Jarmila started composing at the age of 5 and was sent her to a specialist music school at the age of 7. She trained there for 12 years to become a classical pianist. Her other instrument was guitar.

Jarmila graduated from the Karol Szymanowski Academy of Music in Katowice, Poland. While studying at the college she formed a band Sovay, whose repertoire consisted of traditional English ballads from the 18th and 19th centuries as well as American & British folksongs. The band toured around the country and was featured in a documentary on Polish TV. Jarmila had been acclaimed a ‘Queen of Folk Singing’ (Polish Radio Channel 3). She was also active in Poland’s rock music scene, contributing as a singer and keyboard player to several prominent rock bands, such as T.Love. She sang on Michal Lorenz’s soundtrack to the film ‘Zaklad’. She did in-field research throughout England and former Yugoslavia on the countries’ folk music.

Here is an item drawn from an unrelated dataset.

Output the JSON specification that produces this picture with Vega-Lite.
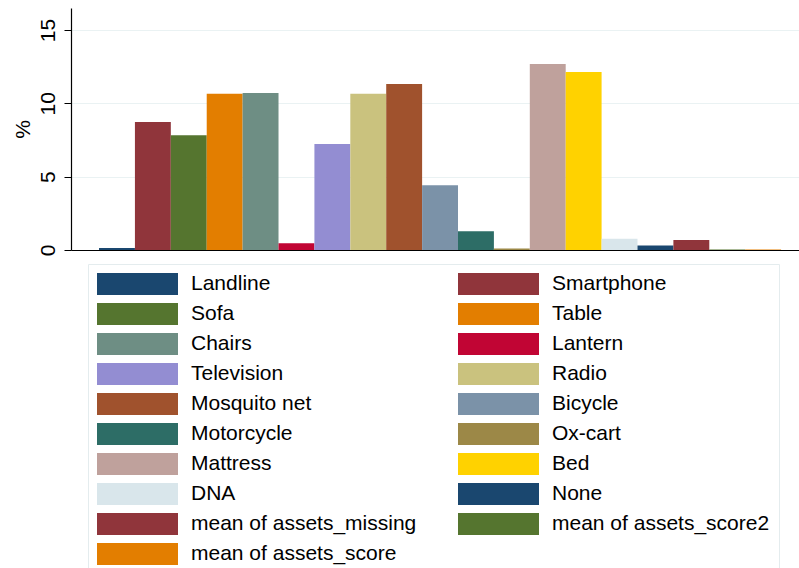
{
  "$schema": "https://vega.github.io/schema/vega-lite/v6.json",
  "width": 728,
  "height": 242,
  "autosize": {"type": "none"},
  "padding": {"left": 71, "top": 8, "right": 0, "bottom": 318},
  "background": "white",
  "data": {
    "values": [
      {"item": "Landline", "pct": 0.14},
      {"item": "Smartphone", "pct": 8.72},
      {"item": "Sofa", "pct": 7.82},
      {"item": "Table", "pct": 10.65},
      {"item": "Chairs", "pct": 10.71},
      {"item": "Lantern", "pct": 0.46},
      {"item": "Television", "pct": 7.22},
      {"item": "Radio", "pct": 10.65},
      {"item": "Mosquito net", "pct": 11.32},
      {"item": "Bicycle", "pct": 4.42},
      {"item": "Motorcycle", "pct": 1.27},
      {"item": "Ox-cart", "pct": 0.11},
      {"item": "Mattress", "pct": 12.68},
      {"item": "Bed", "pct": 12.14},
      {"item": "DNA", "pct": 0.77},
      {"item": "None", "pct": 0.3},
      {"item": "mean of assets_missing", "pct": 0.68},
      {"item": "mean of assets_score2", "pct": 0.03},
      {"item": "mean of assets_score", "pct": 0.03}
    ]
  },
  "mark": {"type": "bar"},
  "encoding": {
    "x": {
      "field": "item",
      "type": "nominal",
      "sort": null,
      "scale": {"paddingInner": 0, "paddingOuter": 0.64, "align": 0.61},
      "axis": {"labels": false, "ticks": false, "title": null, "grid": false, "domainColor": "black", "domainWidth": 1.2}
    },
    "y": {
      "field": "pct",
      "type": "quantitative",
      "scale": {"domain": [0, 16.5], "nice": false},
      "axis": {
        "values": [0, 5, 10, 15],
        "title": "%",
        "titleFontSize": 21,
        "titleFontWeight": "normal",
        "titleFont": "Liberation Sans",
        "titleColor": "black",
        "titlePadding": 4,
        "labelAngle": -90,
        "labelAlign": "center",
        "labelBaseline": "bottom",
        "labelFontSize": 21,
        "labelFont": "Liberation Sans",
        "labelColor": "black",
        "labelPadding": 6,
        "tickSize": 7,
        "tickColor": "black",
        "domainColor": "black",
        "domainWidth": 1.2,
        "gridColor": "#eaf2f3",
        "gridWidth": 1.2
      }
    },
    "color": {
      "field": "item",
      "type": "nominal",
      "sort": null,
      "scale": {
        "domain": ["Landline", "Smartphone", "Sofa", "Table", "Chairs", "Lantern", "Television", "Radio", "Mosquito net", "Bicycle", "Motorcycle", "Ox-cart", "Mattress", "Bed", "DNA", "None", "mean of assets_missing", "mean of assets_score2", "mean of assets_score"],
        "range": ["#1a476f", "#90353b", "#55752f", "#e37e00", "#6e8e84", "#c10534", "#938dd2", "#cac27e", "#a0522d", "#7b92a8", "#2d6d66", "#9c8847", "#bfa19c", "#ffd200", "#d9e6eb", "#1a476f", "#90353b", "#55752f", "#e37e00"]
      },
      "legend": {
        "orient": "none",
        "direction": "horizontal",
        "legendX": 17,
        "legendY": 256,
        "columns": 2,
        "title": null,
        "symbolType": "M-1,-0.2716L1,-0.2716L1,0.2716L-1,0.2716Z",
        "symbolSize": 6561,
        "symbolStrokeWidth": 0,
        "symbolOpacity": 1,
        "clipHeight": 22,
        "rowPadding": 8,
        "columnPadding": 41,
        "labelOffset": 13,
        "labelFontSize": 21,
        "labelFont": "Liberation Sans",
        "labelColor": "black",
        "labelLimit": 400,
        "padding": 9,
        "strokeColor": "#e4ecee",
        "fillColor": "white"
      }
    }
  },
  "config": {"view": {"stroke": null}, "font": "Liberation Sans"}
}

Jarmila came to London in 1990, where by shedding the stylistic references of her musical past, she was free to reinvent a truly distinct sound and find ‘her own voice’, both literally and metaphorically. She was determined to remove all influences of jazz, soul and even folk from her vocal phrasing and her voice’s timbre. And so, a period of experimentation with voice and piano had begun.

 
Jarmila's new style really developed at the Trolley Stop, an East London venue, which programmed her Trance-Magic Piano Sessions fortnightly for a period of 2 years. These evenings of piano/voice improvisation developed into multi-media performances. Audience would come to see her collaborations with visual artists, presenting their super-8, video and slides projections as well as dancers and other musicians' improvisations. The Trance-Magic Piano Sessions grew into a ‘bohemian’, avant-garde night (‘Very popular' - Avant Magazine).
 

The fruit of this musical soul quest was her album Hashgachah, released on Jarmila Music in 2004, where Jarmila brings together her talents as a composer, vocalist, pianist and producer. Her passionate wordless singing takes full advantage of a wide vocal range. Gorna's accomplished piano playing is the backbone for her soaring vocal choirs, around which she builds subtle arrangements for double bass, percussion, brass and oud.

Gorna's arresting live performances have been seen in many London venues, such as the ICA, Jazz Cafe, Vortex, Union Chapel, The Spitz, Ray’s Jazz and Cargo. She performed in Catania, Sicily 2005, at the Big Big World Festival in Scotland 2005 and Women in Tune Festival in Wales 2006.

Jarmila is also active as a composer for theatre and film which has seen her scoring the soundtrack to the Brunton Theatre Company’s production of Bram Stoker’s ‘Dracula’ (‘The spirit of a fractured Eastern Europe is evoked by Gorna’s gorgeous score’ - Scotland on Sunday) as well as contributing to the multi-media show ‘The Singularity’ at the Albany theatre as part of the 1998 London International Mime Festival. She co-composed and performed the soundtrack to the documentary ‘Hidden Children’ by Sheldon Lazarus (2001). She sang on the soundtrack of the Italian feature film ‘Luna Rossa’, 2001 and has been a guest lecturer on the subject of extended vocal techniques at Cambridge University. BBC, Polish, Spanish and Macedonian Radio and TV have featured her work and interviewed her. In 2004, she was chosen for nomination in the category of Newcomer by the BBC Radio 3 World Music Awards.

She is dedicated to her work as a private tutor in piano, voice, guitar, darbouka, composition and arrangement within the Torah-observant Jewish community of Stamford Hill, North London. She has developed a unique and highly successful method of teaching music without the use of notation - the Gorna Method, which focuses on the creative empowerment of her students. (‘She calls herself a “music facilitator” – giving the girls a magic key to enter the world of music making, which they can then develop themselves and become their own musical decision makers’ – Jewish Tribune). In 2006 and 2007 she produced two popular shows – ‘The Musical Malachim’, featuring an ensemble of her students (‘… a delight to experience’ – Jewish Tribune).
 

If only the 12-year old Jarmila could see herself now... At such a tender age she was able to work out how to put a few machines together to create a makeshift sound on sound tracking system. Today that dream is a reality! She built her own recording studio, where she works as a composer, songwriter, sound engineer, producer and arranger of music. Jarmila has recorded and produced her new album ‘Aspaklaria’, which was released on Jarmila Music in 2018. It was mixed by Grammy award-winning engineer Matt Lawrence, mastered by the multiple Grammy-nominee Stuart Hawkes and features collaborations with the 'Get To Know' producer Larry Holcombe and David Farren. David was not only part of the acclaimed rhythm section of legendary UK Ska band, Bad Manners, but is also an outstanding painter and illustrator. Much to her own surprise, she found herself breaking away from the wordless focus of the first album. She wanted to push beyond the luxury and safety of 'wordlessness'. In this album Jarmila is gathering the clouds into concrete form.